If you happen upon an old country road, winding and twisting and bending, you might come across a tiny flag as I did. Someone wedged it in this dilapidated old post, and there it blew in the wind. I had to stop and see it.
O beautiful, for patriot dream. |
The sky was grey and hazy.
The Earth had exploded with green abundance. The fields were quiet except for the insects
and birds, although somewhere there were sheep in the distance because I could
hear them. No one drove by. There were no cars, no bikes, no horses. For all I knew, I might have been the only
person alive.
But, then, that couldn’t be true because of the flag. Somewhere . . . there was another person, someone
just like me, and he placed this flag here on purpose. He knew it would be seen. He also knew that only a certain kind of
person would stop to see it. I am that
kind of person.
If ever I ought to have begun singing, “O beautiful, for
spacious skies . . .” it was then.

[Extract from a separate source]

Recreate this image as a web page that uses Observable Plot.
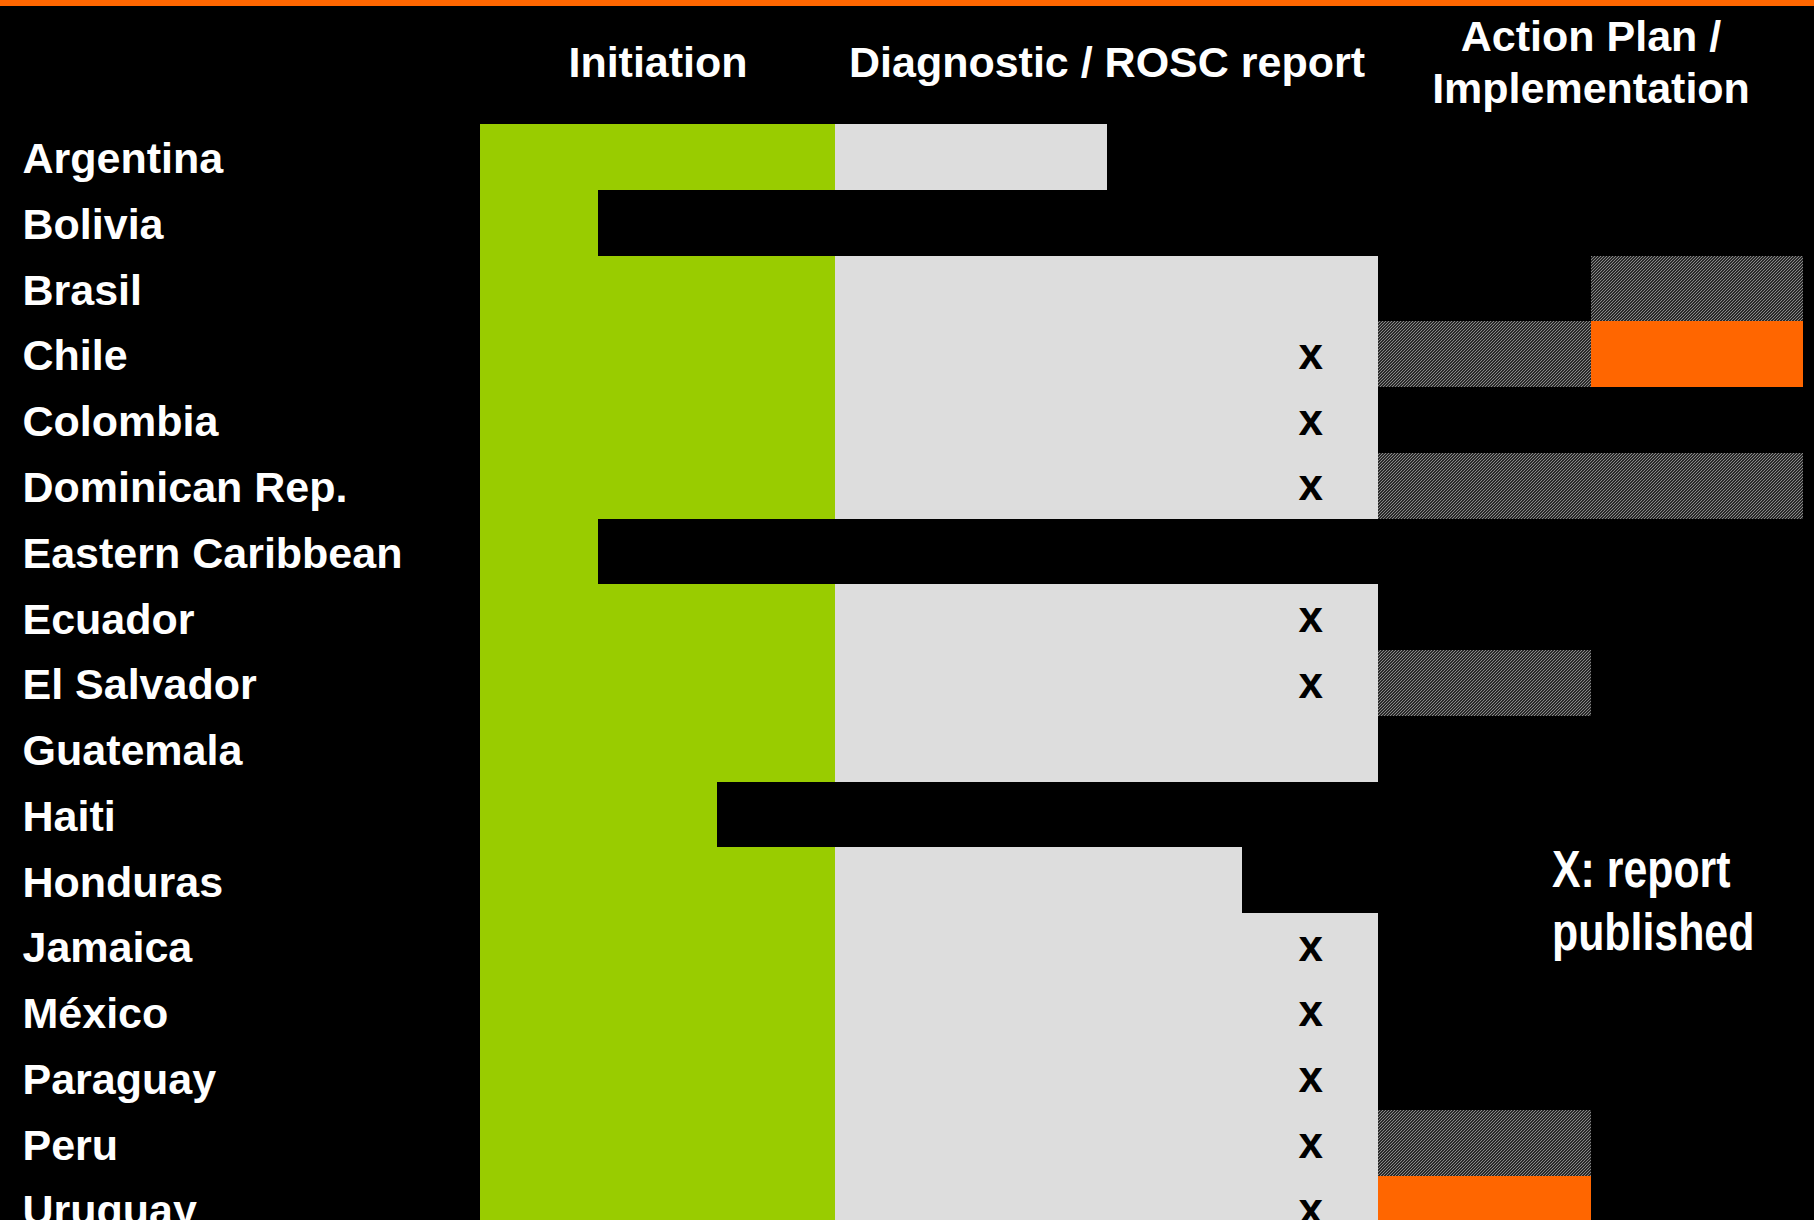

But
you see, there was no need to do so because America was all around me. It was all my eyes could feast upon, all my
ears could hear. I did not have to
invoke her; she was everywhere. There was
no need for fireworks or festivals or shopping malls. There was no need for keeping up with the
Joneses in the America
that I was in. There was peace and plenty as far as the eye
could see, and it was heaven on Earth.
A tiny flag with a plastic pole stuffed into an old post
sings quietly on an old country road somewhere in Maine,
just one of those United
States of America. I doubt anyone will stop to look at it. It was a gift left there just for me, and now
I give it to you. Hold it closely, and
then crown thy good with brotherhood from sea to shining sea.